» Your goal: Find the lines with the string "this" and return them.

━━━ Provided entries

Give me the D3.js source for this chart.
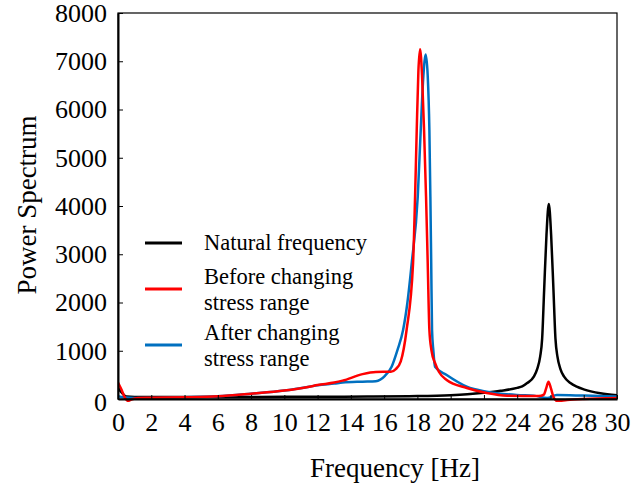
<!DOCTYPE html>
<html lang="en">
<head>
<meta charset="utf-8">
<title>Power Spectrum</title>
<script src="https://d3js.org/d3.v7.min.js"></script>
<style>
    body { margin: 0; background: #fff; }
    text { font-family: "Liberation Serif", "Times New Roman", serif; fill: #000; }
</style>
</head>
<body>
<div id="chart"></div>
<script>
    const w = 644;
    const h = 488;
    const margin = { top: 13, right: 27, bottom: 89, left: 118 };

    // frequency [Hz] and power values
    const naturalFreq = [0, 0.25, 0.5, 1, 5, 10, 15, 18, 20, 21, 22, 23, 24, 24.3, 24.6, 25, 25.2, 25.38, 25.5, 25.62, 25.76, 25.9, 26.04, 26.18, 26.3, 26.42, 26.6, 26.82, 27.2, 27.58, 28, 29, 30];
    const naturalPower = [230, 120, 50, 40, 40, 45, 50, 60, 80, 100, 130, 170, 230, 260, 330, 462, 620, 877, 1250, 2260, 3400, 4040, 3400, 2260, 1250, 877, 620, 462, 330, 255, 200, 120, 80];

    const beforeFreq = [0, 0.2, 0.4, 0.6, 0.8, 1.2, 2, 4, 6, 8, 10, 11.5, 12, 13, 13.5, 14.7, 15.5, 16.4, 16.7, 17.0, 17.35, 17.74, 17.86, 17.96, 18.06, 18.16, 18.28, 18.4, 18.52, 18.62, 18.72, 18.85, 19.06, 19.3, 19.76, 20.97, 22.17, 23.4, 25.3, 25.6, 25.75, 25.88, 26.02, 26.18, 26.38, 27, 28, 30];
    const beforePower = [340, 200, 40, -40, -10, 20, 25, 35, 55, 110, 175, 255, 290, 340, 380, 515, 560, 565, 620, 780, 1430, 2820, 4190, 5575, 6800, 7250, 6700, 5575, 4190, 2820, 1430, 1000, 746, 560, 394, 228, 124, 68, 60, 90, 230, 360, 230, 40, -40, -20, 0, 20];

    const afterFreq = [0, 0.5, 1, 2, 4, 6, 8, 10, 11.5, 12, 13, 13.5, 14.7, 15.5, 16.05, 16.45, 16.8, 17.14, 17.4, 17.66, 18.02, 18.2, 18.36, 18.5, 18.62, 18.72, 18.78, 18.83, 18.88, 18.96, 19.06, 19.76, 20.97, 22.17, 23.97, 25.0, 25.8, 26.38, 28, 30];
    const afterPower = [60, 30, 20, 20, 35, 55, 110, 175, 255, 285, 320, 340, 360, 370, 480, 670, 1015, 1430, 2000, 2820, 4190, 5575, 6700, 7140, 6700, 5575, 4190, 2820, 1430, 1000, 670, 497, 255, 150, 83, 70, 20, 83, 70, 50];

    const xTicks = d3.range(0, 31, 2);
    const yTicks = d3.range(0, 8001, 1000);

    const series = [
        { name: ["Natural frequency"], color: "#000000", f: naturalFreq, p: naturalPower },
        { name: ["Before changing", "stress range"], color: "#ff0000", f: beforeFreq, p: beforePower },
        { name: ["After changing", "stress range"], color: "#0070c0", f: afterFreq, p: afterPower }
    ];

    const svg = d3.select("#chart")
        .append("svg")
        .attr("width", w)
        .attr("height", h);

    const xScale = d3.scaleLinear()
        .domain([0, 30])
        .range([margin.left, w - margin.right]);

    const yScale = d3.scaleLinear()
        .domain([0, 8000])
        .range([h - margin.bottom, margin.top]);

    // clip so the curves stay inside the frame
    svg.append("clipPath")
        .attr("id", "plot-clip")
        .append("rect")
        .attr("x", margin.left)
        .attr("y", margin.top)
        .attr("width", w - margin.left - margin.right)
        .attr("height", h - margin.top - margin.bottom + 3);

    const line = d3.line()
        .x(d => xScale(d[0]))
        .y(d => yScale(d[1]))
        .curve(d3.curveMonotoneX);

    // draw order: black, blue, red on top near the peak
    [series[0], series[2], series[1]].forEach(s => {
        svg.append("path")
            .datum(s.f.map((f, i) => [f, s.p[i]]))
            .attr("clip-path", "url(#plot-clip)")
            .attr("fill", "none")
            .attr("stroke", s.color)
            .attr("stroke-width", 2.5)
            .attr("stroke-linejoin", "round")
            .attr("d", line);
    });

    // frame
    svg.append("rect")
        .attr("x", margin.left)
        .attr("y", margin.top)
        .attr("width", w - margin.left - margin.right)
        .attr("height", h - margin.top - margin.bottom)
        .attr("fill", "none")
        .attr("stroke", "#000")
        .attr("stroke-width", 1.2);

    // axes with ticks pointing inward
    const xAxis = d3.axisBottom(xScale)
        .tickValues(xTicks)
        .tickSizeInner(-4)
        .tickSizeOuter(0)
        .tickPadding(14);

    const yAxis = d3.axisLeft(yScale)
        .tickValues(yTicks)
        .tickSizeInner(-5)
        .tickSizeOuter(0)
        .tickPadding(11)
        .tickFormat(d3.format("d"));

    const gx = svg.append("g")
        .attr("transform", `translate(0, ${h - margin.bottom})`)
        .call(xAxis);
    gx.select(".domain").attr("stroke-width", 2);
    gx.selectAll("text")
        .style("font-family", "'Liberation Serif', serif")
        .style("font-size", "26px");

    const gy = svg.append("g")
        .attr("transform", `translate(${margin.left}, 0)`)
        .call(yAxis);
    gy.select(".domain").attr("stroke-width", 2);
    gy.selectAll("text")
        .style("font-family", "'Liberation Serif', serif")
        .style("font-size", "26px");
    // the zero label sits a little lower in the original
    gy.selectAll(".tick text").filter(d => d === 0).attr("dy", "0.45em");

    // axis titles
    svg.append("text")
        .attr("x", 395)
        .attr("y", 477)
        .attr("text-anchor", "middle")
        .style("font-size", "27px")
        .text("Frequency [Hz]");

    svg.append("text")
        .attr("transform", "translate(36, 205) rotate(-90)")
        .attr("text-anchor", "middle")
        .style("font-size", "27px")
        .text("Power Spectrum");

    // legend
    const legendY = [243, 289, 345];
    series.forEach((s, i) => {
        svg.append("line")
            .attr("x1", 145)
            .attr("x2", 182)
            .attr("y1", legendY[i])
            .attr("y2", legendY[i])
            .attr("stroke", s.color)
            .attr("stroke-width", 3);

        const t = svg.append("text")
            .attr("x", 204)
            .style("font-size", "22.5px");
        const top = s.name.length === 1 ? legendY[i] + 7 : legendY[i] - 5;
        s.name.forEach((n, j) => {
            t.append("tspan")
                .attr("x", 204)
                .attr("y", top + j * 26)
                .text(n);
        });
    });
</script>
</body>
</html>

━━━━━━
━━━ Provided entries

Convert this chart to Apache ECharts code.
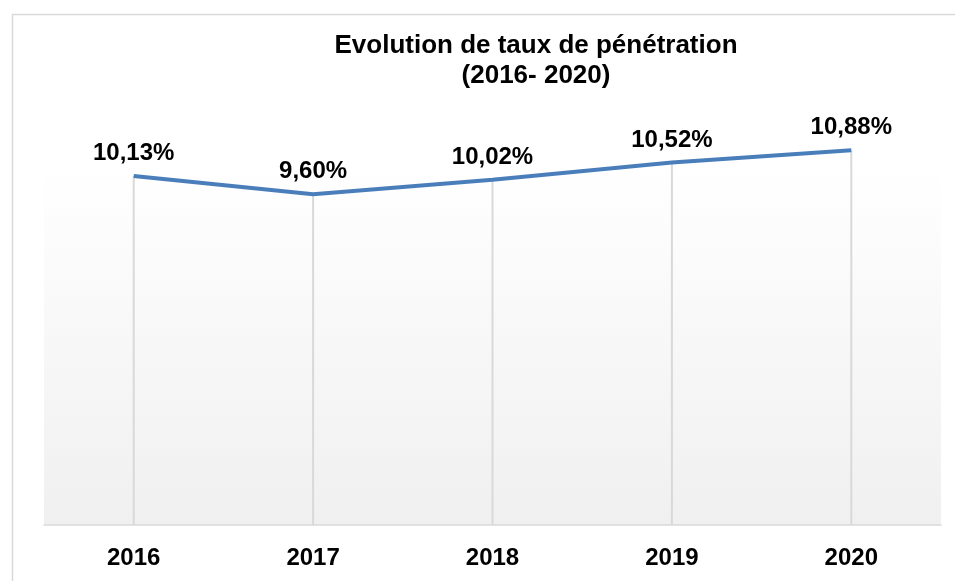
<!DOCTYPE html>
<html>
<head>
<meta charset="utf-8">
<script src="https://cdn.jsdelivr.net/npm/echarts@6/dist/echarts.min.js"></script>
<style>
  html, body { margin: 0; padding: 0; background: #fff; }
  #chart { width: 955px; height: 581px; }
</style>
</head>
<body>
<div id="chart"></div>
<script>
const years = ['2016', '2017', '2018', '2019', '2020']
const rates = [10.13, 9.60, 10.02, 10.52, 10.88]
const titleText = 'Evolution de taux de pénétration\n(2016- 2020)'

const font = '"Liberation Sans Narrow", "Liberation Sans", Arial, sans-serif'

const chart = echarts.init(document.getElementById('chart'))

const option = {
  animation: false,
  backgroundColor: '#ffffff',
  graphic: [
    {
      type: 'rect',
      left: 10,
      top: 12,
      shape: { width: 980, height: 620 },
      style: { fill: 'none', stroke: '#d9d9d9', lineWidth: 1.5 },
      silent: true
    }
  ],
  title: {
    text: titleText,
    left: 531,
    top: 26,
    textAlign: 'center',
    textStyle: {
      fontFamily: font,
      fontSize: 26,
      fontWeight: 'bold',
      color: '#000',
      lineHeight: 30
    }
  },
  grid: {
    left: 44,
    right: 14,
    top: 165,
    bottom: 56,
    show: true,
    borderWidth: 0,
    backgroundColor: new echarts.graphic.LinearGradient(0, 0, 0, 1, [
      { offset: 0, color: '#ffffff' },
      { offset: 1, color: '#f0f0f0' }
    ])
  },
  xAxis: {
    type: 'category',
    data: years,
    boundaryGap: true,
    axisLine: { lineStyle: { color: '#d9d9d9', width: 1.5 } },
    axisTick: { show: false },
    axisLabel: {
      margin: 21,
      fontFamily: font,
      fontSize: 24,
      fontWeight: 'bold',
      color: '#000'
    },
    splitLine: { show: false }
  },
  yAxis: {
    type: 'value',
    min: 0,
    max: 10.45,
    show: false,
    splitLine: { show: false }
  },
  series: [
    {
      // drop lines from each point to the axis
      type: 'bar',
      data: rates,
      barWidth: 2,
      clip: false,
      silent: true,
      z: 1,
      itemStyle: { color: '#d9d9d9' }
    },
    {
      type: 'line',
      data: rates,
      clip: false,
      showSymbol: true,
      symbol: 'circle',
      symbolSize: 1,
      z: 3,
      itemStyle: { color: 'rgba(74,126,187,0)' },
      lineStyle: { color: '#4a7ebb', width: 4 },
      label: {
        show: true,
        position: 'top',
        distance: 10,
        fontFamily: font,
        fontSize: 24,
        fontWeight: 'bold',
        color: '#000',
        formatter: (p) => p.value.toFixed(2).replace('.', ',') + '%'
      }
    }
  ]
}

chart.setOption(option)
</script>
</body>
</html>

━━━━━━

» Expected answer:
Give me the D3.js source for this chart.
Convert this chart to Apache ECharts code.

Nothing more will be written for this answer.